Data provided:
☆ ☆ ☆ ☆ ☆
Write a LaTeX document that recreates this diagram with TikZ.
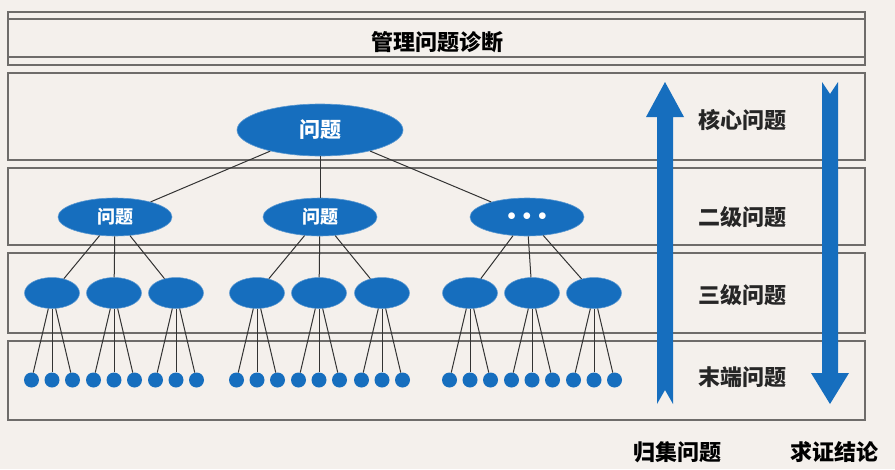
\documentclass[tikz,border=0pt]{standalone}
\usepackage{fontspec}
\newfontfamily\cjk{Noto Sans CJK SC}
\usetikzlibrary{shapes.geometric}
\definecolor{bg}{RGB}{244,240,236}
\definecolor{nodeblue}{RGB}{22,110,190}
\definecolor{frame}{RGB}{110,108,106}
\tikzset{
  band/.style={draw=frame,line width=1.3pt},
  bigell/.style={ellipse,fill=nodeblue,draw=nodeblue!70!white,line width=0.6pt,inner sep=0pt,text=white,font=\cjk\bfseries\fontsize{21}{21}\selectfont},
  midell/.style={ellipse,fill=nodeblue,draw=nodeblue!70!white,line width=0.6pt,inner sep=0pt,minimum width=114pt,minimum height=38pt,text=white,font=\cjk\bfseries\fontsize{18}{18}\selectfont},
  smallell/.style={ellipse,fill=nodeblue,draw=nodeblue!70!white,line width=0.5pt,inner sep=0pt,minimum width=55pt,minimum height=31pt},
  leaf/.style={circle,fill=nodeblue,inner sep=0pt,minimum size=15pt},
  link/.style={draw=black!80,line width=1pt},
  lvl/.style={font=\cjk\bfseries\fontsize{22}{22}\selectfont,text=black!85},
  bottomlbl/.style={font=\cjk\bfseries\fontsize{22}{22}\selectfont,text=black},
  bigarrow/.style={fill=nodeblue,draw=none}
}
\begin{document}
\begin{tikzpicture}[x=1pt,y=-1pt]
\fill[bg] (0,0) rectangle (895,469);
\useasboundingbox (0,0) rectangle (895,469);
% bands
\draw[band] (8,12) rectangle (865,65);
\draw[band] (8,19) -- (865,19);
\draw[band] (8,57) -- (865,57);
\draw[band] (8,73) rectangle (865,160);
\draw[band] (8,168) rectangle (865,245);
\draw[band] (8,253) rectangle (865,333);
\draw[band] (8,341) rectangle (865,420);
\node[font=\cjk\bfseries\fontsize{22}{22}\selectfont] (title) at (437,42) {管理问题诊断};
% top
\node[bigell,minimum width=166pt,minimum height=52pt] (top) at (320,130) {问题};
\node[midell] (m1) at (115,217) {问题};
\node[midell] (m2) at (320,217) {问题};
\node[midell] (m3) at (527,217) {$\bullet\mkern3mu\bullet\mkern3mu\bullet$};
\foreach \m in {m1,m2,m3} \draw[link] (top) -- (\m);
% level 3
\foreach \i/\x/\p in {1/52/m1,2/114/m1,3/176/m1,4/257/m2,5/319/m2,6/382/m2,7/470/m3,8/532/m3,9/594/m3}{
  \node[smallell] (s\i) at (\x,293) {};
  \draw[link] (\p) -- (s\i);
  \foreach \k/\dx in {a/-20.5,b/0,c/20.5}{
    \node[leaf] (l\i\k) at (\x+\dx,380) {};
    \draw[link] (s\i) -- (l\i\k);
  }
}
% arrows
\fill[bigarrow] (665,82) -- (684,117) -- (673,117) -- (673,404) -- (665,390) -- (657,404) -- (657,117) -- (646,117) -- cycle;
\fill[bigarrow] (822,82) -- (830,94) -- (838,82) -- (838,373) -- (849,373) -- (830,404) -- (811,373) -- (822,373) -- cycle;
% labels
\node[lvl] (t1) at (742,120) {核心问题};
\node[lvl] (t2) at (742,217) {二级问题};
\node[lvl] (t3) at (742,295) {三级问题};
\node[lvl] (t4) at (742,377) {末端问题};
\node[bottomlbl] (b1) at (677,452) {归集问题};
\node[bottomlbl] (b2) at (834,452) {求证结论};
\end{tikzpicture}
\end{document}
☆ ☆ ☆ ☆ ☆
Work required:
Reproduce every line of the material precisely, omitting its pictures.

Written solution:
Write a LaTeX document that recreates this diagram with TikZ.
\documentclass[tikz,border=0pt]{standalone}
\usepackage{fontspec}
\newfontfamily\cjk{Noto Sans CJK SC}
\usetikzlibrary{shapes.geometric}
\definecolor{bg}{RGB}{244,240,236}
\definecolor{nodeblue}{RGB}{22,110,190}
\definecolor{frame}{RGB}{110,108,106}
\tikzset{
  band/.style={draw=frame,line width=1.3pt},
  bigell/.style={ellipse,fill=nodeblue,draw=nodeblue!70!white,line width=0.6pt,inner sep=0pt,text=white,font=\cjk\bfseries\fontsize{21}{21}\selectfont},
  midell/.style={ellipse,fill=nodeblue,draw=nodeblue!70!white,line width=0.6pt,inner sep=0pt,minimum width=114pt,minimum height=38pt,text=white,font=\cjk\bfseries\fontsize{18}{18}\selectfont},
  smallell/.style={ellipse,fill=nodeblue,draw=nodeblue!70!white,line width=0.5pt,inner sep=0pt,minimum width=55pt,minimum height=31pt},
  leaf/.style={circle,fill=nodeblue,inner sep=0pt,minimum size=15pt},
  link/.style={draw=black!80,line width=1pt},
  lvl/.style={font=\cjk\bfseries\fontsize{22}{22}\selectfont,text=black!85},
  bottomlbl/.style={font=\cjk\bfseries\fontsize{22}{22}\selectfont,text=black},
  bigarrow/.style={fill=nodeblue,draw=none}
}
\begin{document}
\begin{tikzpicture}[x=1pt,y=-1pt]
\fill[bg] (0,0) rectangle (895,469);
\useasboundingbox (0,0) rectangle (895,469);
% bands
\draw[band] (8,12) rectangle (865,65);
\draw[band] (8,19) -- (865,19);
\draw[band] (8,57) -- (865,57);
\draw[band] (8,73) rectangle (865,160);
\draw[band] (8,168) rectangle (865,245);
\draw[band] (8,253) rectangle (865,333);
\draw[band] (8,341) rectangle (865,420);
\node[font=\cjk\bfseries\fontsize{22}{22}\selectfont] (title) at (437,42) {管理问题诊断};
% top
\node[bigell,minimum width=166pt,minimum height=52pt] (top) at (320,130) {问题};
\node[midell] (m1) at (115,217) {问题};
\node[midell] (m2) at (320,217) {问题};
\node[midell] (m3) at (527,217) {$\bullet\mkern3mu\bullet\mkern3mu\bullet$};
\foreach \m in {m1,m2,m3} \draw[link] (top) -- (\m);
% level 3
\foreach \i/\x/\p in {1/52/m1,2/114/m1,3/176/m1,4/257/m2,5/319/m2,6/382/m2,7/470/m3,8/532/m3,9/594/m3}{
  \node[smallell] (s\i) at (\x,293) {};
  \draw[link] (\p) -- (s\i);
  \foreach \k/\dx in {a/-20.5,b/0,c/20.5}{
    \node[leaf] (l\i\k) at (\x+\dx,380) {};
    \draw[link] (s\i) -- (l\i\k);
  }
}
% arrows
\fill[bigarrow] (665,82) -- (684,117) -- (673,117) -- (673,404) -- (665,390) -- (657,404) -- (657,117) -- (646,117) -- cycle;
\fill[bigarrow] (822,82) -- (830,94) -- (838,82) -- (838,373) -- (849,373) -- (830,404) -- (811,373) -- (822,373) -- cycle;
% labels
\node[lvl] (t1) at (742,120) {核心问题};
\node[lvl] (t2) at (742,217) {二级问题};
\node[lvl] (t3) at (742,295) {三级问题};
\node[lvl] (t4) at (742,377) {末端问题};
\node[bottomlbl] (b1) at (677,452) {归集问题};
\node[bottomlbl] (b2) at (834,452) {求证结论};
\end{tikzpicture}
\end{document}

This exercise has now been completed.